> [WHAT IS NEEDED]:
Return precisely the span of lines from the top of the material below to the line containing "0.0324, 0.00477, 0.000785];", both included. Pictures are excluded.

##############################

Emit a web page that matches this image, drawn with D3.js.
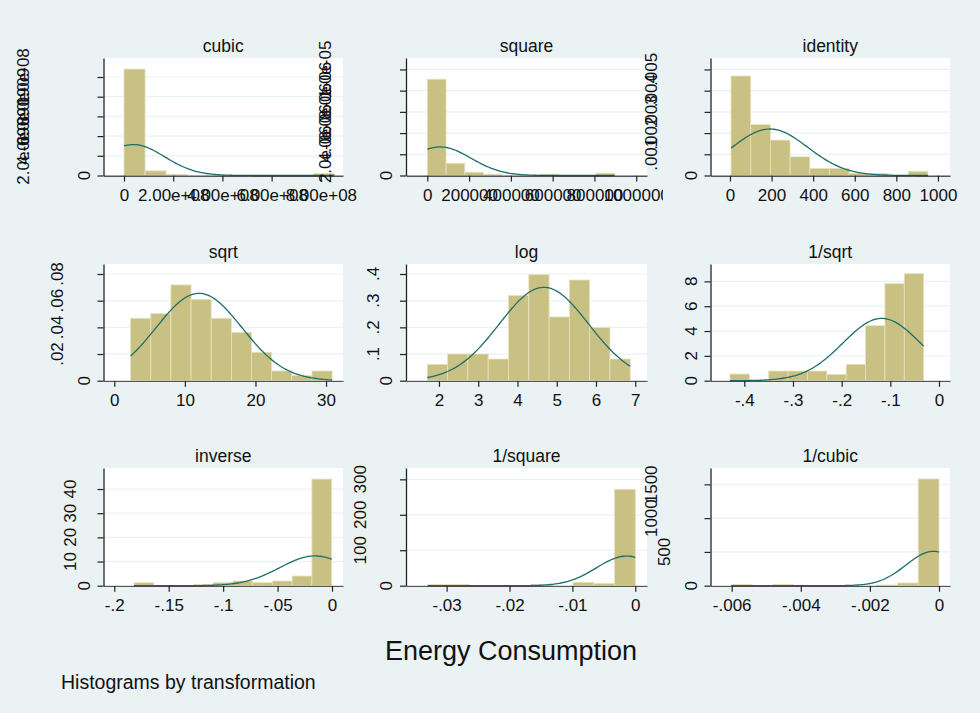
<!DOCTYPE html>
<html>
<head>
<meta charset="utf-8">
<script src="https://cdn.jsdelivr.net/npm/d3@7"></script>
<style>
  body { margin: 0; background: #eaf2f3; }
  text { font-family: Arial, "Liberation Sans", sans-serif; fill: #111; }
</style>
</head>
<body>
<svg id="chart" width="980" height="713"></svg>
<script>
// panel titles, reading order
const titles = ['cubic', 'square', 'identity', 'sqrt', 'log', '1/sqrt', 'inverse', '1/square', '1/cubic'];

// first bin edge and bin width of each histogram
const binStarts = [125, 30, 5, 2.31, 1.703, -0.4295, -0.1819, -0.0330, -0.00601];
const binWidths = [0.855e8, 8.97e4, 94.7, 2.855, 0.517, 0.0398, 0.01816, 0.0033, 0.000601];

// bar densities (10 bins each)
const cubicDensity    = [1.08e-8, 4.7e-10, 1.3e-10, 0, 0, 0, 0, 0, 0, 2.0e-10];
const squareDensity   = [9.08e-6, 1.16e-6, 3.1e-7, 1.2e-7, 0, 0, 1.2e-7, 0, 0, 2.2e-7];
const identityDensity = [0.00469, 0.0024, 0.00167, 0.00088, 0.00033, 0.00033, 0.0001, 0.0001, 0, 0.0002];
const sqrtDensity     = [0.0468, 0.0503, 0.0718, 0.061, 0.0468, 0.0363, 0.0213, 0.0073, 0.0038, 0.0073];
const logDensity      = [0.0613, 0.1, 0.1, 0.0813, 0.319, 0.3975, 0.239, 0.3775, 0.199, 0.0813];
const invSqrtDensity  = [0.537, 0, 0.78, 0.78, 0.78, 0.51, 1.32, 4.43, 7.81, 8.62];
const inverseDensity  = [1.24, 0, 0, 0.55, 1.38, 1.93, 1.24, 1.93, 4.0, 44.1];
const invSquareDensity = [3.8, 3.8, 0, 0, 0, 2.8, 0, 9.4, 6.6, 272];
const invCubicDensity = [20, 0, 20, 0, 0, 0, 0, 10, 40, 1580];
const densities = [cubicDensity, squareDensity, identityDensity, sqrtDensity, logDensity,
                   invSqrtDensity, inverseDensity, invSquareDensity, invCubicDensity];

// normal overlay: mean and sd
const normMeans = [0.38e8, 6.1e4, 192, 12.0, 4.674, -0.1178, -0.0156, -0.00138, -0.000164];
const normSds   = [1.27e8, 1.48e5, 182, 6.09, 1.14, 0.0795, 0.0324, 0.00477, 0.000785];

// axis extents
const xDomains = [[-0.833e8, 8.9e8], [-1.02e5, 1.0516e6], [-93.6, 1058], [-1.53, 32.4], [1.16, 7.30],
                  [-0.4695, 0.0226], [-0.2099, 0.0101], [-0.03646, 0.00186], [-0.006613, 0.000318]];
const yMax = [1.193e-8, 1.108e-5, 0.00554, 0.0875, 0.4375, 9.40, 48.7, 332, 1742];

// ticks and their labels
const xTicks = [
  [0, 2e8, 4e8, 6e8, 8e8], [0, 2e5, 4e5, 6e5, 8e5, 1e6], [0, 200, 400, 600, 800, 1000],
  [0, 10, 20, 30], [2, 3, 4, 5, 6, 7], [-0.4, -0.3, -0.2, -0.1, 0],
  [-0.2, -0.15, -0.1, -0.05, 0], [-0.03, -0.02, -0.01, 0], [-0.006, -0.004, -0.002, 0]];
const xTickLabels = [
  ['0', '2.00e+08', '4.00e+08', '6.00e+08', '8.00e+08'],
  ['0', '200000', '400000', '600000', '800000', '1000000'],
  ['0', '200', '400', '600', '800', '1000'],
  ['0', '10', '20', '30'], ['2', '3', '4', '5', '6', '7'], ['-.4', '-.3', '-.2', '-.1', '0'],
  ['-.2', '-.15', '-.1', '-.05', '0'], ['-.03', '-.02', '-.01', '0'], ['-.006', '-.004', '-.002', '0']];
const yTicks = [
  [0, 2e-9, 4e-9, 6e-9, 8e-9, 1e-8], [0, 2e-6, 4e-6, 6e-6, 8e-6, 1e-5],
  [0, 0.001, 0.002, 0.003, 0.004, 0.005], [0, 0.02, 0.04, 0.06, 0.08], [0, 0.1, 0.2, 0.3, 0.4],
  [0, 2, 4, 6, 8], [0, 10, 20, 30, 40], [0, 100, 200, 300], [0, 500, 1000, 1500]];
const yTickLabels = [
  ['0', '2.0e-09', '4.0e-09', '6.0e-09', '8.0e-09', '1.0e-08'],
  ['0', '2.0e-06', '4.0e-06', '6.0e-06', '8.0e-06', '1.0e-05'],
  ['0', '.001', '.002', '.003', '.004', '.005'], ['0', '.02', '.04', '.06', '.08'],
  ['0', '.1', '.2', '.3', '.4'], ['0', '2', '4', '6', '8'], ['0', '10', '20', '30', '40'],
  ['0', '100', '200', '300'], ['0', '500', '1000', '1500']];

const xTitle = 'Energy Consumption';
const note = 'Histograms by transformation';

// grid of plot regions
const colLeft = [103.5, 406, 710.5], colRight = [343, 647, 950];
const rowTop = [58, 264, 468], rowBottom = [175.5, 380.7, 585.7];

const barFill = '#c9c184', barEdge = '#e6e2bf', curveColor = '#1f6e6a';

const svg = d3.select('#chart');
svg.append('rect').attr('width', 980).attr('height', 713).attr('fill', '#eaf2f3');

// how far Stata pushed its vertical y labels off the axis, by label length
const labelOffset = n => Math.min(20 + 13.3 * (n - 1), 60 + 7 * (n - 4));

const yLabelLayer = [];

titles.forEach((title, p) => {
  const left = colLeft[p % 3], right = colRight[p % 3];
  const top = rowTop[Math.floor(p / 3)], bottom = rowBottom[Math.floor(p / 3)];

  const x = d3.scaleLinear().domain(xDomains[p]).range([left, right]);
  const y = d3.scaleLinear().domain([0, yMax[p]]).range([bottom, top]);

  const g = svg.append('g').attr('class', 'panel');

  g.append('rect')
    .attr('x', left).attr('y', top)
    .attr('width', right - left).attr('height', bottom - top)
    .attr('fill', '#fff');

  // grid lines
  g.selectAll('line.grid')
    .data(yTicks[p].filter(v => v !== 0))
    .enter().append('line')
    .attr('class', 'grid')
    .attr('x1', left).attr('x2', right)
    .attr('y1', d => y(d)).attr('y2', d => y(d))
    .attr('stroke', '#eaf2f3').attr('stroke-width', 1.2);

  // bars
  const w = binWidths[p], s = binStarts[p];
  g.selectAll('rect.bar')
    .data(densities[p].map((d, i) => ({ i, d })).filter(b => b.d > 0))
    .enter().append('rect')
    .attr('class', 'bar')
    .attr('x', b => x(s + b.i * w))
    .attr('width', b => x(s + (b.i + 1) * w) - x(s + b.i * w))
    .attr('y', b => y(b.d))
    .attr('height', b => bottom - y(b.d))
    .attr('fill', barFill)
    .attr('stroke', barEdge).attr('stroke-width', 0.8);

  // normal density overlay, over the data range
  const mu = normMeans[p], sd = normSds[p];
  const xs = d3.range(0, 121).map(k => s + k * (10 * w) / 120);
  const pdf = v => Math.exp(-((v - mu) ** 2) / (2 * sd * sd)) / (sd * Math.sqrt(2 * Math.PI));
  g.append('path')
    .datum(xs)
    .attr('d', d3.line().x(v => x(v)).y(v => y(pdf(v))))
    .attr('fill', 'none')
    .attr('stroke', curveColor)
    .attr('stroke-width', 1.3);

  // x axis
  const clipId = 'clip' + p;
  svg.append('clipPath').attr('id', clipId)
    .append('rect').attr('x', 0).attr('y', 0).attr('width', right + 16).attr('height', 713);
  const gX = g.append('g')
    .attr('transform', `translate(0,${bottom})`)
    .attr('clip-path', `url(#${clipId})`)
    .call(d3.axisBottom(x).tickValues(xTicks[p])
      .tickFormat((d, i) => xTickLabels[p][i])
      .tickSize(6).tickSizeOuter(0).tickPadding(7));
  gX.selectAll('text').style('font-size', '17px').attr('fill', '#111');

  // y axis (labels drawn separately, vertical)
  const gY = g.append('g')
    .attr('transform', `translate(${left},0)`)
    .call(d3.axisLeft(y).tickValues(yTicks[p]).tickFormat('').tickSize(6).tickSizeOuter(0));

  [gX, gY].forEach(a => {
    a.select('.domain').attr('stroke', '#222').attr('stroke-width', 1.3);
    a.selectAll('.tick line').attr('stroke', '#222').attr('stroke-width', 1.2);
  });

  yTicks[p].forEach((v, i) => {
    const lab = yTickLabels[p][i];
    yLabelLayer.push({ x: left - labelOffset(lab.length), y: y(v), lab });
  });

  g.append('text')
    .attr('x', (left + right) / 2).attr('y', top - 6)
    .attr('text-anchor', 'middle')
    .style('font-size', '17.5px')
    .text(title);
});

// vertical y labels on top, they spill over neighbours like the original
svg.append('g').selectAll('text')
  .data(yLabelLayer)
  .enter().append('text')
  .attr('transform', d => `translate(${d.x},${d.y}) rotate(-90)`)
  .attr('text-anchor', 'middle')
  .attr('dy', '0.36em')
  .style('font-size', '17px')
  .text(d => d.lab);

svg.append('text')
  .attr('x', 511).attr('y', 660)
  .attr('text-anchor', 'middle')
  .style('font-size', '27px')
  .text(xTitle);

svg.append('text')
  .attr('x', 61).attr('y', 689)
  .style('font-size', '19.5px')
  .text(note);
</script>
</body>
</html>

##############################

> [SOLUTION FOR THIS TASK]:
Emit a web page that matches this image, drawn with D3.js.
<!DOCTYPE html>
<html>
<head>
<meta charset="utf-8">
<script src="https://cdn.jsdelivr.net/npm/d3@7"></script>
<style>
  body { margin: 0; background: #eaf2f3; }
  text { font-family: Arial, "Liberation Sans", sans-serif; fill: #111; }
</style>
</head>
<body>
<svg id="chart" width="980" height="713"></svg>
<script>
// panel titles, reading order
const titles = ['cubic', 'square', 'identity', 'sqrt', 'log', '1/sqrt', 'inverse', '1/square', '1/cubic'];

// first bin edge and bin width of each histogram
const binStarts = [125, 30, 5, 2.31, 1.703, -0.4295, -0.1819, -0.0330, -0.00601];
const binWidths = [0.855e8, 8.97e4, 94.7, 2.855, 0.517, 0.0398, 0.01816, 0.0033, 0.000601];

// bar densities (10 bins each)
const cubicDensity    = [1.08e-8, 4.7e-10, 1.3e-10, 0, 0, 0, 0, 0, 0, 2.0e-10];
const squareDensity   = [9.08e-6, 1.16e-6, 3.1e-7, 1.2e-7, 0, 0, 1.2e-7, 0, 0, 2.2e-7];
const identityDensity = [0.00469, 0.0024, 0.00167, 0.00088, 0.00033, 0.00033, 0.0001, 0.0001, 0, 0.0002];
const sqrtDensity     = [0.0468, 0.0503, 0.0718, 0.061, 0.0468, 0.0363, 0.0213, 0.0073, 0.0038, 0.0073];
const logDensity      = [0.0613, 0.1, 0.1, 0.0813, 0.319, 0.3975, 0.239, 0.3775, 0.199, 0.0813];
const invSqrtDensity  = [0.537, 0, 0.78, 0.78, 0.78, 0.51, 1.32, 4.43, 7.81, 8.62];
const inverseDensity  = [1.24, 0, 0, 0.55, 1.38, 1.93, 1.24, 1.93, 4.0, 44.1];
const invSquareDensity = [3.8, 3.8, 0, 0, 0, 2.8, 0, 9.4, 6.6, 272];
const invCubicDensity = [20, 0, 20, 0, 0, 0, 0, 10, 40, 1580];
const densities = [cubicDensity, squareDensity, identityDensity, sqrtDensity, logDensity,
                   invSqrtDensity, inverseDensity, invSquareDensity, invCubicDensity];

// normal overlay: mean and sd
const normMeans = [0.38e8, 6.1e4, 192, 12.0, 4.674, -0.1178, -0.0156, -0.00138, -0.000164];
const normSds   = [1.27e8, 1.48e5, 182, 6.09, 1.14, 0.0795, 0.0324, 0.00477, 0.000785];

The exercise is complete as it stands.